Polite society north and south, from the end of the fourteenth century until well into the eighteenth, shunned once-popular ballads, as the Normans had shunned native English. It was a snobbery, a distrust of the Borders and the Scots, unease at the localizing vigor of dialect and a distrust of violent feeling and passion. To begin with, tastemakers (in the monasteries and feudal houses) preferred (if they lacked both French and Latin) translations of French romances, domesticated in idiom and occasional imagery, which remained alien to the native tradition. There should have been nothing wrong with local tradition: it had served barons and village folk who wanted music and entertainment well enough. But such verse existed for a locality, and as England was knitted more tightly together and to other countries by trade, taxation and war, the privileged and entrepreneurial classes were exposed to “superior” foreign customs. A gap grew between what the common people of a locality liked and what their masters affected. The masters’ culture became a national culture. They were keen to belong to a wider world, to Europe; to be accepted on the terms that wider world proposed. Serious poets of every land wrote in French or Latin to be understood by the educated in every land.

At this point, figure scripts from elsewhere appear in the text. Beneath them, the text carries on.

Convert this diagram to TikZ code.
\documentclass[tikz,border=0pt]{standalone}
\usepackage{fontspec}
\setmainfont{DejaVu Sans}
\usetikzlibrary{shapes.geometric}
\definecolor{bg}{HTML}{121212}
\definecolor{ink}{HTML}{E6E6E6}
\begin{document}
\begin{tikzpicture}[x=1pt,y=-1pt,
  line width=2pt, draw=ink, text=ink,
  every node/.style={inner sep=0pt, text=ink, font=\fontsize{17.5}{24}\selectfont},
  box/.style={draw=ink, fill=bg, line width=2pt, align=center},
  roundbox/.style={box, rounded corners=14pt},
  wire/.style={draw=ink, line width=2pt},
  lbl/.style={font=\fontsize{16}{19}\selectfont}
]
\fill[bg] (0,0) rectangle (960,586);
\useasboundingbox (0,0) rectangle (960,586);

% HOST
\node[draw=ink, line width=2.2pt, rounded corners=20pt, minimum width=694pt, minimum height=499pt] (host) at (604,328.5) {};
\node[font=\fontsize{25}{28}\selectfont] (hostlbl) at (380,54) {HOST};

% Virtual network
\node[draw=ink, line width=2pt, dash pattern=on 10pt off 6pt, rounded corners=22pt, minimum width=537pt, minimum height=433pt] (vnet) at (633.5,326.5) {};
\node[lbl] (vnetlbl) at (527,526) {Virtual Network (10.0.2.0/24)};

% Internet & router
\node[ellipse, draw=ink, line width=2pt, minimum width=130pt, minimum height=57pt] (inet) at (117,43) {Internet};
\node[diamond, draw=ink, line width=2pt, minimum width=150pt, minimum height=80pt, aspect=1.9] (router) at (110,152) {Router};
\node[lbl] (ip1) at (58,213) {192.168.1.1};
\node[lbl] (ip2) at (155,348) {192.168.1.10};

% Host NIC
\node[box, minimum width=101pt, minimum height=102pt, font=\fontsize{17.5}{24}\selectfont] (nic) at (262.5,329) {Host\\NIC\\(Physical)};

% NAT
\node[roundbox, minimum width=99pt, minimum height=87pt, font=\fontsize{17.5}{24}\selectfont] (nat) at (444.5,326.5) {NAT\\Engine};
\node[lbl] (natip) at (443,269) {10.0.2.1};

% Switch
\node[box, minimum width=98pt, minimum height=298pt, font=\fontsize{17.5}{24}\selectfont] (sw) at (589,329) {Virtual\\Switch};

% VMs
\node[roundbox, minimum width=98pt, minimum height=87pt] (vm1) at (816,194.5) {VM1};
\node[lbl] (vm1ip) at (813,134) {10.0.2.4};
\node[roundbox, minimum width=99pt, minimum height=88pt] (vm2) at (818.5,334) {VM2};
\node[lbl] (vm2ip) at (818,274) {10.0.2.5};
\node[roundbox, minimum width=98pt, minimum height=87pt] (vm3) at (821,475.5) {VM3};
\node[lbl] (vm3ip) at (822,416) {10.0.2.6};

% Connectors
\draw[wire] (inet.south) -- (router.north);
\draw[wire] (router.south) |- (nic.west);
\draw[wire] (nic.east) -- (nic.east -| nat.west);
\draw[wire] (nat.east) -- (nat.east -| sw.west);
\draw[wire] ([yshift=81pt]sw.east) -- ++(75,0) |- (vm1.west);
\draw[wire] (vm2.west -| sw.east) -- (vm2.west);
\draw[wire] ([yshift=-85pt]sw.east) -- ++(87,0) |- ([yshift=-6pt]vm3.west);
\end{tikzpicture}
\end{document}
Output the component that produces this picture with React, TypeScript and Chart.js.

So in the fourteenth century begins the redskin v. paleface conflict that pervades English poetry up to our own day and has less to do with education than with social attitudes. It is north versus south, folk versus court, Anglo-Saxon versus Norman or Latin, native legend versus classical myth, plain style versus Petrarchan or aureate style. The Bible is on the redskin side, not because it is crude but because its subtleties touch the common nerve, while the decorous courtesies of the classics belong to the paleface. Yet the scholarship and care that went into the Authorized Version are probably more austere than the scholarship of the classical humanists, disporting themselves assiduously among Greek and Latin texts.

The dual tension was there even as the language bunched itself into regional dialects and was subjected to rules made from the center, in books, in debate and government: an English spoken in London, Southwark, Westminster, and by extension in Canterbury, Oxford and Cambridge. It was there that the scriptoria prospered and the first rules of writing and copying were agreed upon.

At the center men were educated, and were then exported to the rest of the country as judges, priests and administrators, along with manuscripts and decrees; lords came to the London court and took home London manners and affectations. The south triumphed, with its Norman and Latinate courtly tradition, its classical proprieties a condition for social success. The suppressed tradition simmered, rather as, in the Highlands, the Scots Gaelic tradition survived, or Irish and Welsh. They survived despite repression; the manuscripts were not collected, hand-me-downs of oral tradition wore thin or were forgotten—although so slowly that in the eighteenth century versions of songs five or six hundred years old could still be gathered. The success of southern English was, on a small scale, a foretaste of the success of English in the Empire, a success which retarded native traditions.